▶ **What you have to do**
Below are the records. Gather each line that holds "code".

[Records excerpted from a collection]
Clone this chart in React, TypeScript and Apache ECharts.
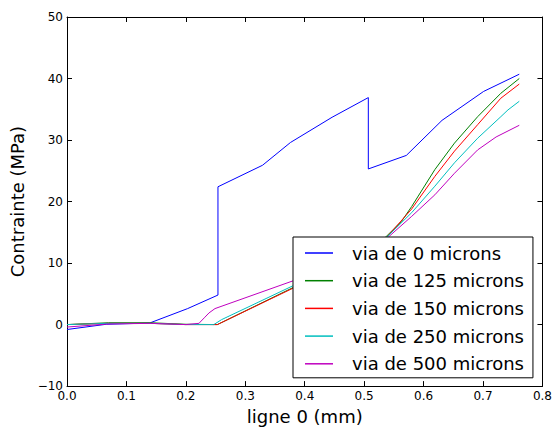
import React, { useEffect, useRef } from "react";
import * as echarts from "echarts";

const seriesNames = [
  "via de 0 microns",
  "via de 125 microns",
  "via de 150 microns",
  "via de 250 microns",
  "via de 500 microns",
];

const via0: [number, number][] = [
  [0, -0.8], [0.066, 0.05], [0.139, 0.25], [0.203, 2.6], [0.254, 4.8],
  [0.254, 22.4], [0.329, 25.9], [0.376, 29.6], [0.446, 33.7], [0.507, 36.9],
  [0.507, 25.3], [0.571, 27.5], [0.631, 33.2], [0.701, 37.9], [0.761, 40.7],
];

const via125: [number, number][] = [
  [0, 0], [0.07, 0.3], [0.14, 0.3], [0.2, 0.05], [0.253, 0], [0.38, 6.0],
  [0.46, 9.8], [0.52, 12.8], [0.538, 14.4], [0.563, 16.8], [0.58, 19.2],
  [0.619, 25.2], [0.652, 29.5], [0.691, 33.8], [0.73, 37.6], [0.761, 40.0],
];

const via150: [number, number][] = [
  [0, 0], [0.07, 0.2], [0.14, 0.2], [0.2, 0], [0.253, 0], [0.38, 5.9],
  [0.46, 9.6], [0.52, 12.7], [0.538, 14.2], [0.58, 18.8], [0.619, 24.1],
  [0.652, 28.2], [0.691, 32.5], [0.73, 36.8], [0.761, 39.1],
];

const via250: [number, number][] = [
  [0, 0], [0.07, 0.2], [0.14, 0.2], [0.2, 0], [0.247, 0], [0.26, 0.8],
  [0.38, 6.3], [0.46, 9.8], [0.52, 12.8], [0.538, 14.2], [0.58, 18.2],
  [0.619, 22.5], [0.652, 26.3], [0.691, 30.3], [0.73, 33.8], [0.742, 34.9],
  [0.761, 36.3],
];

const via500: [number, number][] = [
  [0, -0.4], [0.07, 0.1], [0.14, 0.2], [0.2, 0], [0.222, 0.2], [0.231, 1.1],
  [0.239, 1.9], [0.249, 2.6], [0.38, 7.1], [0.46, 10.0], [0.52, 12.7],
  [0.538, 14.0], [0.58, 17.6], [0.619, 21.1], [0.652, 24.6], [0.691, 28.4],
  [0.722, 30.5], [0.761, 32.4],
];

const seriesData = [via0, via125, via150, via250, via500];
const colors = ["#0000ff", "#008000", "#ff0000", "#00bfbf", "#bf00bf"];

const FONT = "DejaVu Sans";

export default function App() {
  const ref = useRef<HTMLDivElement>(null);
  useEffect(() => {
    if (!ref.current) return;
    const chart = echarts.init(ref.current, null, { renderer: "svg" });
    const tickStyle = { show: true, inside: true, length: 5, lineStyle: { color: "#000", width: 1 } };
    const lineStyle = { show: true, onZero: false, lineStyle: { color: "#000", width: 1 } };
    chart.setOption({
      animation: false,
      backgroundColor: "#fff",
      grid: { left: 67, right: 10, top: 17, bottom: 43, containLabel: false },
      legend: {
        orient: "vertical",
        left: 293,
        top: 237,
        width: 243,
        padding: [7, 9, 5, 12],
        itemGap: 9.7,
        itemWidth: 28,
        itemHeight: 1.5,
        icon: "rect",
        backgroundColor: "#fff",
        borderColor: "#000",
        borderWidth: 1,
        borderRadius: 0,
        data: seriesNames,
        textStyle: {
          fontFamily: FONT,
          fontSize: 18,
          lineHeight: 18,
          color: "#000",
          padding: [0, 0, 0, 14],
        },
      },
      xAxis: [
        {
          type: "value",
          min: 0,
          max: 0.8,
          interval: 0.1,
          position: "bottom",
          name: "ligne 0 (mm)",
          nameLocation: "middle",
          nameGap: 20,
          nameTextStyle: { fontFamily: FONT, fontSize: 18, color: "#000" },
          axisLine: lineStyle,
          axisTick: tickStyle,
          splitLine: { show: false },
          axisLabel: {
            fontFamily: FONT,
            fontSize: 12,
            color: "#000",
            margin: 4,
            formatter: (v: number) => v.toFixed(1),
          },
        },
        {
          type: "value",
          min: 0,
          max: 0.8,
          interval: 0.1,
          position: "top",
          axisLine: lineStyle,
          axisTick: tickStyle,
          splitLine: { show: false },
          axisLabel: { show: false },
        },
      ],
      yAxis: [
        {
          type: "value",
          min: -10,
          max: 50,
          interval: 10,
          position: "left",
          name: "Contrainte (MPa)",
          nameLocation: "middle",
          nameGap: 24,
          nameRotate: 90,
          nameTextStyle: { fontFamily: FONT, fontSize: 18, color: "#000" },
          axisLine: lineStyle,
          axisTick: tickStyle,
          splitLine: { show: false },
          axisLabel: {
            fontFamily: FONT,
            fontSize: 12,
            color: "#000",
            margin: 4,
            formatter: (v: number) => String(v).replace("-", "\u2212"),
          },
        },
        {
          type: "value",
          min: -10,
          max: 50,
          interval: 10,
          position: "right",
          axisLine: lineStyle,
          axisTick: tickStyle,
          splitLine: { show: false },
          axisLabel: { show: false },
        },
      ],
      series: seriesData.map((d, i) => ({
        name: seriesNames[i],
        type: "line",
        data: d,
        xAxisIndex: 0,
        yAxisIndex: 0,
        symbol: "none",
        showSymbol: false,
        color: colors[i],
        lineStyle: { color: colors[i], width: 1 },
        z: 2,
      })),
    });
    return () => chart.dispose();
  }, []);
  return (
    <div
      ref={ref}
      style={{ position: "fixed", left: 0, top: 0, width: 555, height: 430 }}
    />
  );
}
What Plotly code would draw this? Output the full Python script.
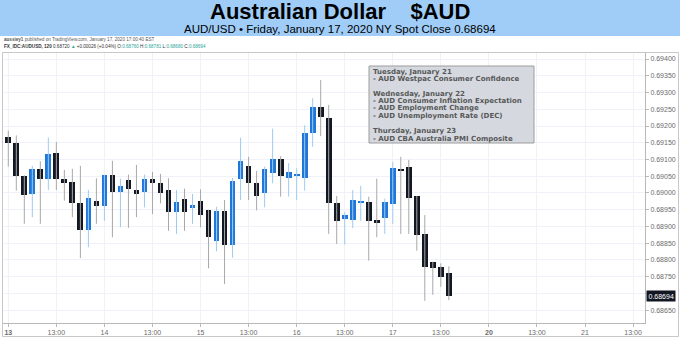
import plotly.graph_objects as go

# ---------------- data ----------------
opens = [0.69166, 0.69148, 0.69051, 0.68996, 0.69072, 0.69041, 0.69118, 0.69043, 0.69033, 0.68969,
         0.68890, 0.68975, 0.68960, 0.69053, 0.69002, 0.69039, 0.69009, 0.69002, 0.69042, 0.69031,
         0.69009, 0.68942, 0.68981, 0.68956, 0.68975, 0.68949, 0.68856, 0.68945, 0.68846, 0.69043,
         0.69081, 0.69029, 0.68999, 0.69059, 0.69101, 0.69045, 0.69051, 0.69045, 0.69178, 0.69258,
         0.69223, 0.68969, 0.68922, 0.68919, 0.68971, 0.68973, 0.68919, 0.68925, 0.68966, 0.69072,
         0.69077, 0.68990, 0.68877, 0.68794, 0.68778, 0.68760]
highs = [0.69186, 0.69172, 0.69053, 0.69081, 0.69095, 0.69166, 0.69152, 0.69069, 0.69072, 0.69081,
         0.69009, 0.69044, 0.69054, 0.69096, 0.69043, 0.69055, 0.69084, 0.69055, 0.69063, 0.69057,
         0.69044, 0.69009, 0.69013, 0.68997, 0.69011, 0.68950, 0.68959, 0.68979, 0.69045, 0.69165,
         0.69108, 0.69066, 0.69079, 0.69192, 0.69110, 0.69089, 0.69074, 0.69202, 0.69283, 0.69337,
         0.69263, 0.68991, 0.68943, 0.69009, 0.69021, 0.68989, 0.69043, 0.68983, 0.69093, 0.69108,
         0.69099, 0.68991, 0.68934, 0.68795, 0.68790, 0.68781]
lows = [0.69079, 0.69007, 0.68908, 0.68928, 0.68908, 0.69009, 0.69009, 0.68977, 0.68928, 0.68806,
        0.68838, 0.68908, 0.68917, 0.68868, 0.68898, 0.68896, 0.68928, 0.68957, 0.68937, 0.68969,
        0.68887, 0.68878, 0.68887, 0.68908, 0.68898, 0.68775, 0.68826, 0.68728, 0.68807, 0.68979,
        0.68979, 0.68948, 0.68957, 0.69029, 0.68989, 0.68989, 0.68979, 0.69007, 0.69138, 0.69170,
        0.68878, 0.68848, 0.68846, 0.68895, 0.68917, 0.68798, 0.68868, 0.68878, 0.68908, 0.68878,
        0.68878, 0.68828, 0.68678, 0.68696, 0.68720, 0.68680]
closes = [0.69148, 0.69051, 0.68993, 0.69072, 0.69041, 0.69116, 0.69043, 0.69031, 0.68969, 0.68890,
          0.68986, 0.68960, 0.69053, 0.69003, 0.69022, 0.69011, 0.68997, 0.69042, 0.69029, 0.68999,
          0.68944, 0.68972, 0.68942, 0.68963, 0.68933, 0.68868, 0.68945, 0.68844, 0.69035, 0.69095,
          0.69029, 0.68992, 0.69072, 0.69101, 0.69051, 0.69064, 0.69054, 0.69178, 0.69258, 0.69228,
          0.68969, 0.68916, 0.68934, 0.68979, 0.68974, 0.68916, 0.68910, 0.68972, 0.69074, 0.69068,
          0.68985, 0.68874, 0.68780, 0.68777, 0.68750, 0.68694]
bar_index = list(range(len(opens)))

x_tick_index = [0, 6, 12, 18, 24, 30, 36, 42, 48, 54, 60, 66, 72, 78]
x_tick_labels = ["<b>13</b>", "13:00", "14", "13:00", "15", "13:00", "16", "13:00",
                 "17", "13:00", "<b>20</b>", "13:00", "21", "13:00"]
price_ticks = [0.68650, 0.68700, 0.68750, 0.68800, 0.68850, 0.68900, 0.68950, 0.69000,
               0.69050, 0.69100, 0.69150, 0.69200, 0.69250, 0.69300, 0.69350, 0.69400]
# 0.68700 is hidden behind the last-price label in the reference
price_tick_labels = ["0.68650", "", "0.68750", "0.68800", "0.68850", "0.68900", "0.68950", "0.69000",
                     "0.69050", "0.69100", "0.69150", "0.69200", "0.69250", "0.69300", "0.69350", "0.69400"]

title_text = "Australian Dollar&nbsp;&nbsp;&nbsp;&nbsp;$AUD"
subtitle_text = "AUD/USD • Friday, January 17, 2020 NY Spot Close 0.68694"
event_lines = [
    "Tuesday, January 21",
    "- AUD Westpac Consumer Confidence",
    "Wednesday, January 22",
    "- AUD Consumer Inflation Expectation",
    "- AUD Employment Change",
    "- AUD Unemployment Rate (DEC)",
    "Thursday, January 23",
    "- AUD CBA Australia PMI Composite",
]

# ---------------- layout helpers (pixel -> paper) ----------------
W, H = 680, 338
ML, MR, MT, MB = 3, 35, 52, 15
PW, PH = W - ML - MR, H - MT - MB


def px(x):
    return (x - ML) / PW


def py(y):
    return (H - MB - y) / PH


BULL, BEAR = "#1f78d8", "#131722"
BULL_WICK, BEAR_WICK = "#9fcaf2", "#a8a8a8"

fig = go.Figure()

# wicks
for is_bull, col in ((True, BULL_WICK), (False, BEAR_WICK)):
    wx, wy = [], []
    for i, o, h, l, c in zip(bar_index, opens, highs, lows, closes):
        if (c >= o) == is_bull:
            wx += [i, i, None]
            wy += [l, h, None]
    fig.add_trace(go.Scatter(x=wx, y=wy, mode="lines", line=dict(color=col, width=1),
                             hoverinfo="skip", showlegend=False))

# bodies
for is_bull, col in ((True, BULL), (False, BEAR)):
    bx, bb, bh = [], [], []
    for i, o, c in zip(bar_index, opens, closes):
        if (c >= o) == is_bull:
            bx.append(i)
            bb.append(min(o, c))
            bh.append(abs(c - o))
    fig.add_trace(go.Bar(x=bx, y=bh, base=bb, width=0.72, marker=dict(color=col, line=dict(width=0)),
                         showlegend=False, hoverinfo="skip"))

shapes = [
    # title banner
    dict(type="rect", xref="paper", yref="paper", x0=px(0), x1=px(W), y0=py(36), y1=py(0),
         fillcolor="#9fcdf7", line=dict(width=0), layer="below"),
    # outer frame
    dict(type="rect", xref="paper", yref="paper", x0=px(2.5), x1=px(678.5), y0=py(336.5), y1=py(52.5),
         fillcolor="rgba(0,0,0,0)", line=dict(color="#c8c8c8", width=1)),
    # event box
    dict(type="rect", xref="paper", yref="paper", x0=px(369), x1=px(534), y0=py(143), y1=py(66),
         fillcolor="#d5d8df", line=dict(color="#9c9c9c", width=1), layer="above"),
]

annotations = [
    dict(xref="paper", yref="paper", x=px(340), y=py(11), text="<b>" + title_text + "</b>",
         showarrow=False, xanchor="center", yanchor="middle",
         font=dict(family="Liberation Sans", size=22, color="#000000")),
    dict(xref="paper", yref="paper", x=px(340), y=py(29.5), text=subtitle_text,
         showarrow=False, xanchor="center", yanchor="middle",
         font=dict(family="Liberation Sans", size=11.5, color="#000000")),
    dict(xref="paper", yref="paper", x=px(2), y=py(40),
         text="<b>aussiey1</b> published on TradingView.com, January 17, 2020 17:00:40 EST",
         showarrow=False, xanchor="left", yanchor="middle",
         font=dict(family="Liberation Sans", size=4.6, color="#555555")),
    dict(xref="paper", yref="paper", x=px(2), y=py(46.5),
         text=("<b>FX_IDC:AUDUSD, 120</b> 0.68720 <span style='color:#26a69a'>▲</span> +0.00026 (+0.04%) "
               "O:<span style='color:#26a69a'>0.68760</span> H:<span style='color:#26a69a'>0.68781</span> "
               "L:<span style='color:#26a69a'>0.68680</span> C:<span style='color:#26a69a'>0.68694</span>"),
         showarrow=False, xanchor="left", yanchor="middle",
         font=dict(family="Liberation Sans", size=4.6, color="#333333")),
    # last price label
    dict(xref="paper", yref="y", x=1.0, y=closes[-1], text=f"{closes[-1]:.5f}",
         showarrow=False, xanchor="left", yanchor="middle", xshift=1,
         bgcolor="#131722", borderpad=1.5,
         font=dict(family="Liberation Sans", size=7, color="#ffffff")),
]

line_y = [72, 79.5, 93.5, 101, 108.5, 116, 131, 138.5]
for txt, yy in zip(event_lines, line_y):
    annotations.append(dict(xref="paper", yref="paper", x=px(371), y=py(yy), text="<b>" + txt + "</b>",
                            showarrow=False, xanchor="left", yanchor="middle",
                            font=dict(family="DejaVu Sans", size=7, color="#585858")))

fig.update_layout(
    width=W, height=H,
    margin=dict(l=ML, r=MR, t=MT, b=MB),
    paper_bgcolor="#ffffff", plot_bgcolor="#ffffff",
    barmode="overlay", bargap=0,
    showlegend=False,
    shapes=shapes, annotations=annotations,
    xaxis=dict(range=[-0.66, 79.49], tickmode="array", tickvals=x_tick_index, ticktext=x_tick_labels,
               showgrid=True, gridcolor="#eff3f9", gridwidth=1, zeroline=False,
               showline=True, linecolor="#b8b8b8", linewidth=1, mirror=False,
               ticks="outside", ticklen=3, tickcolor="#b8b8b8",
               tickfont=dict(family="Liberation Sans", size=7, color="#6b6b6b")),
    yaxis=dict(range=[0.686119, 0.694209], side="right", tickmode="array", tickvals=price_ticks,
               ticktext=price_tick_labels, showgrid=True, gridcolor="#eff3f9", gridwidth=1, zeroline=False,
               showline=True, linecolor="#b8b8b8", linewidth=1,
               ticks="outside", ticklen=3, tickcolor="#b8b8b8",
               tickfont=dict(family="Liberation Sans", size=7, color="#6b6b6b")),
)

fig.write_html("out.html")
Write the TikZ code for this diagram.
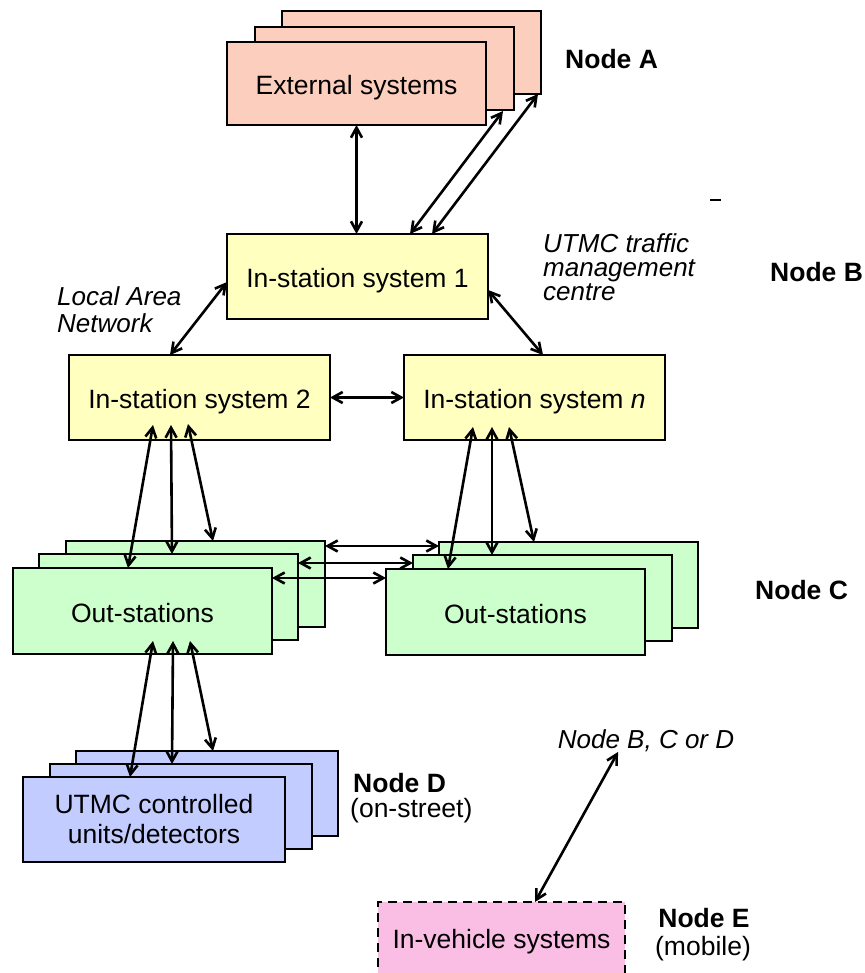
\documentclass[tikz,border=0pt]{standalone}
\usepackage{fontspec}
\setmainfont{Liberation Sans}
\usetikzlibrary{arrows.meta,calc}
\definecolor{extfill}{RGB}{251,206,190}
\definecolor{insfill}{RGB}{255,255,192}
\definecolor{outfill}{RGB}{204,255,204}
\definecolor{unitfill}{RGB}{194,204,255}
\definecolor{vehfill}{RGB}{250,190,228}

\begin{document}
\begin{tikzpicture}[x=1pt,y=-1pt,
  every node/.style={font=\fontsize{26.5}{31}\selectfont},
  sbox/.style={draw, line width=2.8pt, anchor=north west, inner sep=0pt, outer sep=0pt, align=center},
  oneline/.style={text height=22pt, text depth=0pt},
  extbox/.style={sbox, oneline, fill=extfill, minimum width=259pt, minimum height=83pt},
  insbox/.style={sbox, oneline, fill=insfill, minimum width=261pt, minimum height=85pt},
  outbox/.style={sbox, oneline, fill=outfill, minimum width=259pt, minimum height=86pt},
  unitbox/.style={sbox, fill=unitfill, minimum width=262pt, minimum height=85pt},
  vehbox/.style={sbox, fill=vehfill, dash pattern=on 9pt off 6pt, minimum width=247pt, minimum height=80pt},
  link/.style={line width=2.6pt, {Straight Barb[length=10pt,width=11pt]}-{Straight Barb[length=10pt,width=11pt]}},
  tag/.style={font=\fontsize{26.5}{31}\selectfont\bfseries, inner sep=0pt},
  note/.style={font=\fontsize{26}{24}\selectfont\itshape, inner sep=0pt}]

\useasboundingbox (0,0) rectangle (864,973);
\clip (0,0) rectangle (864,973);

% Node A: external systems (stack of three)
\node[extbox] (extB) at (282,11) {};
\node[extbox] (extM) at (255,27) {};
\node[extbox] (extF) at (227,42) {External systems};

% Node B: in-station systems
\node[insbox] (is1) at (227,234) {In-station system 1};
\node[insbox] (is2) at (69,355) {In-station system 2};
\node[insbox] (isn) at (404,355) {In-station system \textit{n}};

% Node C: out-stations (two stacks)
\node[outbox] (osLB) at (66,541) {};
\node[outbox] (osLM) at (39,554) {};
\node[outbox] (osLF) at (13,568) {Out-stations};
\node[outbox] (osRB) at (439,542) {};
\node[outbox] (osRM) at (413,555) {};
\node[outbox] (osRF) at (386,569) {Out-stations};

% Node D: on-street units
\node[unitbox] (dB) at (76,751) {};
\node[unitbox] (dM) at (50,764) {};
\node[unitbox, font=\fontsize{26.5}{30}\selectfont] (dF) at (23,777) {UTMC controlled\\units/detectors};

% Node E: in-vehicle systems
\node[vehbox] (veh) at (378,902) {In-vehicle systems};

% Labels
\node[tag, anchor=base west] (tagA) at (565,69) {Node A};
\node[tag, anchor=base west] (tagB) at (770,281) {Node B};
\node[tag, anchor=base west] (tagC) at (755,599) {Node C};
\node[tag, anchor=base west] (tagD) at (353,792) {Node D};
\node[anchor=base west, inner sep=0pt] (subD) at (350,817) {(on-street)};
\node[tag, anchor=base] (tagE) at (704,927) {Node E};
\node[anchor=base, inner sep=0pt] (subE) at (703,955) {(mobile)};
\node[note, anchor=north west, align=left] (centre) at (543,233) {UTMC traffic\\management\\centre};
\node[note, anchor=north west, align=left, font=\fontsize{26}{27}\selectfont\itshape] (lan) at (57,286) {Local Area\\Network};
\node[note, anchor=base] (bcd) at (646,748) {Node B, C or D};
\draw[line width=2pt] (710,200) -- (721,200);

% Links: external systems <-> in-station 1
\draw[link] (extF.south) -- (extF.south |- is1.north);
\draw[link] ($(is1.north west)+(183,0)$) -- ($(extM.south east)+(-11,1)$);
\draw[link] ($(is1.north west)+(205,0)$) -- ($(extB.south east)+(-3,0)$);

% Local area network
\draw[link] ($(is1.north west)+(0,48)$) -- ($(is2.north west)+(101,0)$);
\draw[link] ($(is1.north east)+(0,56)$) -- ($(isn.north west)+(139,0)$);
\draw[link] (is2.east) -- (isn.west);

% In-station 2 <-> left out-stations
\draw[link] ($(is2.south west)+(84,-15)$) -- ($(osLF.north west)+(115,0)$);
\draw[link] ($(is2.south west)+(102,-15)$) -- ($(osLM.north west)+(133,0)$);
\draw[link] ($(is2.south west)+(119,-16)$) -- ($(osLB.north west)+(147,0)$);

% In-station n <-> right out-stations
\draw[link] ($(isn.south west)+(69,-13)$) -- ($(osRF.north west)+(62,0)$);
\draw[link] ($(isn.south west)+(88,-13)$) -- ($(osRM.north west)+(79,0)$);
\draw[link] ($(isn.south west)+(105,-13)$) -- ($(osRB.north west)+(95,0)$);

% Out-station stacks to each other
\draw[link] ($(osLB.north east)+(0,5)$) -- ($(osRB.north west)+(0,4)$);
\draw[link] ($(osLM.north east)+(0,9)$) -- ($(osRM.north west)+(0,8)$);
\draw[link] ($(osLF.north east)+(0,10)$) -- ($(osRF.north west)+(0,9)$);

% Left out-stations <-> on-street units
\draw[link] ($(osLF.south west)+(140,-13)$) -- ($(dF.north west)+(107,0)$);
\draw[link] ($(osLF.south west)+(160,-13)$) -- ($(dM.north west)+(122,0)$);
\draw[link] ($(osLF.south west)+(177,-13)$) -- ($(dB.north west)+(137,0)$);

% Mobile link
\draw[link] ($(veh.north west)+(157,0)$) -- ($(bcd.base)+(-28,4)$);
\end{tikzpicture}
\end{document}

▶ **Final answer**
What Plotly code would draw this? Output the full Python script.
Write the TikZ code for this diagram.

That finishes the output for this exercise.